UNITED STATES
When HSBC announced that it will take a higher-than-expected charge on bad debts for 2006 as a result of the growing bankruptcy rates in the US sub-prime mortgage market, it sent a shockwave through the market. The $10.5 billion write-off was interpreted as a signal of worse to come from those banks and financial institutions that have been growing fat off the booming US housing market, particularly those that are waist-deep in sub-prime loans.
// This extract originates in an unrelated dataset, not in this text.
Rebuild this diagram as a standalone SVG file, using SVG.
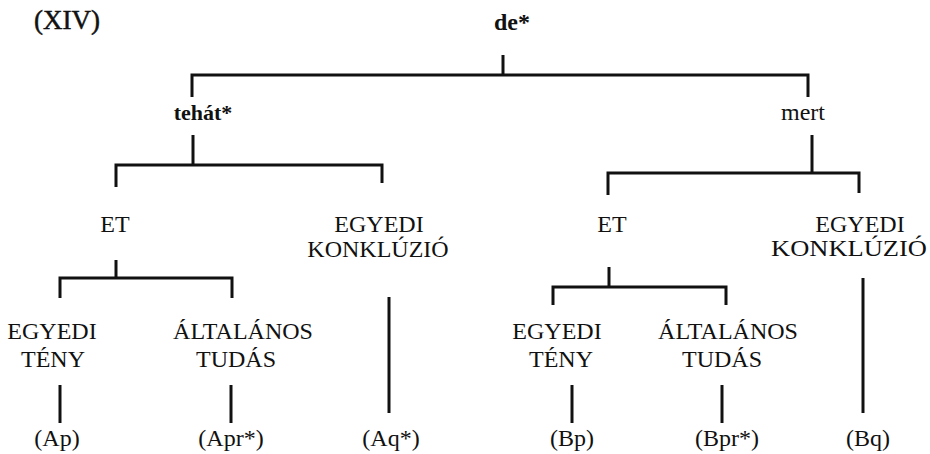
<svg xmlns="http://www.w3.org/2000/svg" width="930" height="454" viewBox="0 0 930 454">
<style>
  .t { font-family: "Liberation Serif", "Times New Roman", serif; font-size: 24px; fill: #111; text-anchor: middle; }
  .b { font-weight: bold; }
  .c line, .c polyline { stroke: #111; stroke-width: 3; fill: none; stroke-linecap: butt; stroke-linejoin: miter; }
</style>
<rect width="930" height="454" fill="#fff"/>
<g id="connectors" class="c">
  <line x1="503" y1="55" x2="503" y2="75"/>
  <polyline points="192,97 192,75 808,75 808,97"/>
  <line x1="193" y1="135" x2="193" y2="165"/>
  <polyline points="116,187 116,165 382,165 382,183"/>
  <line x1="812" y1="135" x2="812" y2="173"/>
  <polyline points="608,195 608,173 859,173 859,193"/>
  <line x1="116" y1="260" x2="116" y2="278"/>
  <polyline points="60,298 60,278 232,278 232,298"/>
  <line x1="609" y1="267" x2="609" y2="287"/>
  <polyline points="553,305 553,287 726,287 726,305"/>
  <line x1="389" y1="297" x2="389" y2="413"/>
  <line x1="863" y1="278" x2="863" y2="413"/>
  <line x1="60" y1="385" x2="60" y2="423"/>
  <line x1="231" y1="385" x2="231" y2="423"/>
  <line x1="572" y1="385" x2="572" y2="423"/>
  <line x1="722" y1="385" x2="722" y2="423"/>
</g>
<g id="label-xiv"><text class="t" x="67" y="29" style="font-size:27px;stroke:#111;stroke-width:0.5">(XIV)</text></g>
<g id="node-de"><text class="t b" x="512" y="30">de*</text></g>
<g id="node-tehat"><text class="t b" x="203" y="120" style="font-size:22px">tehát*</text></g>
<g id="node-mert"><text class="t" x="803" y="120">mert</text></g>
<g id="node-et-left"><text class="t" x="115" y="232">ET</text></g>
<g id="node-konkl-left"><text class="t" x="379" y="232">EGYEDI</text><text class="t" x="378" y="257">KONKLÚZIÓ</text></g>
<g id="node-et-right"><text class="t" x="612" y="232">ET</text></g>
<g id="node-konkl-right"><text class="t" x="860" y="232">EGYEDI</text><text class="t" x="849" y="256" textLength="156" lengthAdjust="spacingAndGlyphs">KONKLÚZIÓ</text></g>
<g id="node-teny-left"><text class="t" x="52" y="339">EGYEDI</text><text class="t" x="53" y="367">TÉNY</text></g>
<g id="node-tudas-left"><text class="t" x="243" y="339">ÁLTALÁNOS</text><text class="t" x="236" y="367">TUDÁS</text></g>
<g id="node-teny-right"><text class="t" x="557" y="339">EGYEDI</text><text class="t" x="561" y="367">TÉNY</text></g>
<g id="node-tudas-right"><text class="t" x="728" y="339">ÁLTALÁNOS</text><text class="t" x="722" y="367">TUDÁS</text></g>
<g id="leaf-ap"><text class="t" x="57" y="446">(Ap)</text></g>
<g id="leaf-apr"><text class="t" x="231" y="446">(Apr*)</text></g>
<g id="leaf-aq"><text class="t" x="391" y="446">(Aq*)</text></g>
<g id="leaf-bp"><text class="t" x="572" y="446">(Bp)</text></g>
<g id="leaf-bpr"><text class="t" x="727" y="446">(Bpr*)</text></g>
<g id="leaf-bq"><text class="t" x="868" y="446">(Bq)</text></g>
</svg>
With many banks and mortgage firms having focused significant resources on the sub-prime market over the past two years, the question is not whether this will have an impact on their balance sheets and share prices but rather how much of an impact it will have. In addition to straight origination losses, many banks are also seeing their mortgage-backed securities (MBS) transactions reviewed for downgrade as a result of the delinquencies, and many are finding it much tougher to price and sell new deals into the MBS space. Credit Suisse, for example, is reviewing for possible downgrade 24 transactions with sub-prime underlying.
The US housing market has seen remarkable growth in alternative mortgage products over the past two years, with a sharp rise in interest-only loans. In addition, the market saw rising loan-to-value and debt-to-income levels: The entire non-agency sector saw combined LTVs increase to over 83% in 2006 from 73% in 2002, according to a report from ratings agency Fitch.
A number of small sub-prime lenders closed down over the past few months, including Wachovias EquiBanc Mortgage unit and Mortgage Lenders Network. Online mortgage lender NetBank has announced that it is expecting higher-than-estimated losses, New Century Financial will also take a write-off for bad debts, and Washington Mutual announced fourth quarter losses of $122 million from its sub-prime segment.
Big sub-prime players are already seeing the results, as share prices plummet and investors race to get out from the sub-prime bubble before it completely bursts. HSBCs announcement may indeed be just one of many such revelations to hit the US mortgage market.